Hope your cards are ok.
 
Hey just seen this post too....

I accidentally ran a 1GB Lexar Secure Flash drive through a wash and spin cycle in my washer and after allowing it an overnight airing atop a hot air vent in my house it worked perfectly. Still using it too! Of course, I have added a Lexar 1GB Sport just recently, they're great tools in my business as an IT specialist.

Hope that helps!!! Good luck!!
 
WOW That is a very intresting read digital flower pics.

Anyone who didn't stop and read that....go back and read it!!!
 
I got immersed in the Arctic Ocean while kayaking, with a point-n-shoot digital camera tucked under my lifevest. A camera store was able to recover the images from the card, but because the camera got fried, I don't really know if the card 'worked' after that.
 
A magazine in the UK did an article on data destruction - i.e. people like me who want to REALLY get rid of sensitive data from systems before disposal. They concluded that pretty much the only way to destroy CF cards is to melt them. Almost anything else resulted in them working fine - dropping off a tall building, hitting with sledgehammer, soaking in water etc... they're impressively resilient.

Rob
 
They found a bunch of digi-cams washed up on the beaches after the huge tsunami, and they were able to get the photos off many of the cards. I saw a test where a guy nailed his compact flash card to a tree (nail through the card), and left it in the rain, and it still worked. Of course check out any wedding photography forum, and you can read plenty of horror stories of cards failing with no apparent cause.
 
Thanks for all the replies.

It does appear to be working and smells nice and clean.
 
Rob said:
A magazine in the UK did an article on data destruction - i.e. people like me who want to REALLY get rid of sensitive data from systems before disposal. They concluded that pretty much the only way to destroy CF cards is to melt them. Almost anything else resulted in them working fine - dropping off a tall building, hitting with sledgehammer, soaking in water etc... they're impressively resilient.

Rob

They aren't impressively resilient to electromagnets. In fact I still wonder how MRI's can function without destroying themselves.
 
magnets don't do anything to flash media. hard drives and floppy's use magnets to write data that is why magnet mess up there data.
 
MaxBloom said:
They aren't impressively resilient to electromagnets. In fact I still wonder how MRI's can function without destroying themselves.

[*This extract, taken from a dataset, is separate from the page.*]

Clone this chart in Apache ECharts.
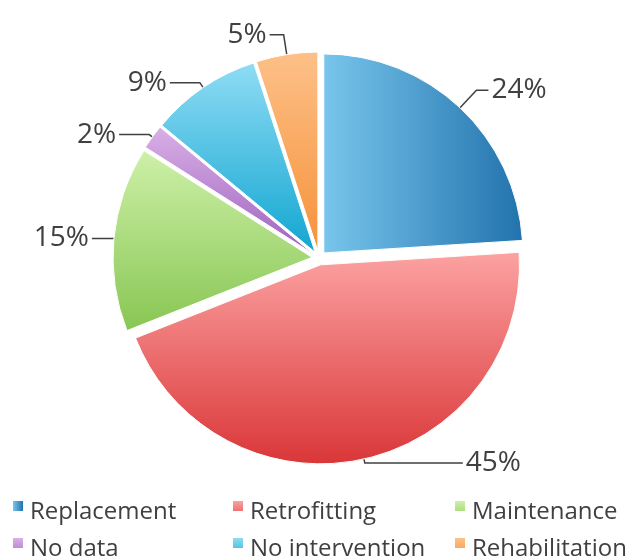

Indeed, but I don't wash my trousers in a 10T helmholtz coil.

Rob
 
captblue1 said:
magnets don't do anything to flash media. hard drives and floppy's use magnets to write data that is why magnet mess up there data.
And today it takes an incredibly strong magnet to erase a hard drive, partially due to the speed at which the magnetic field weakens. You could place a hard drive on one of those electromagnets used to pick up cars/other crap in junk yards and odds are it'd be fine.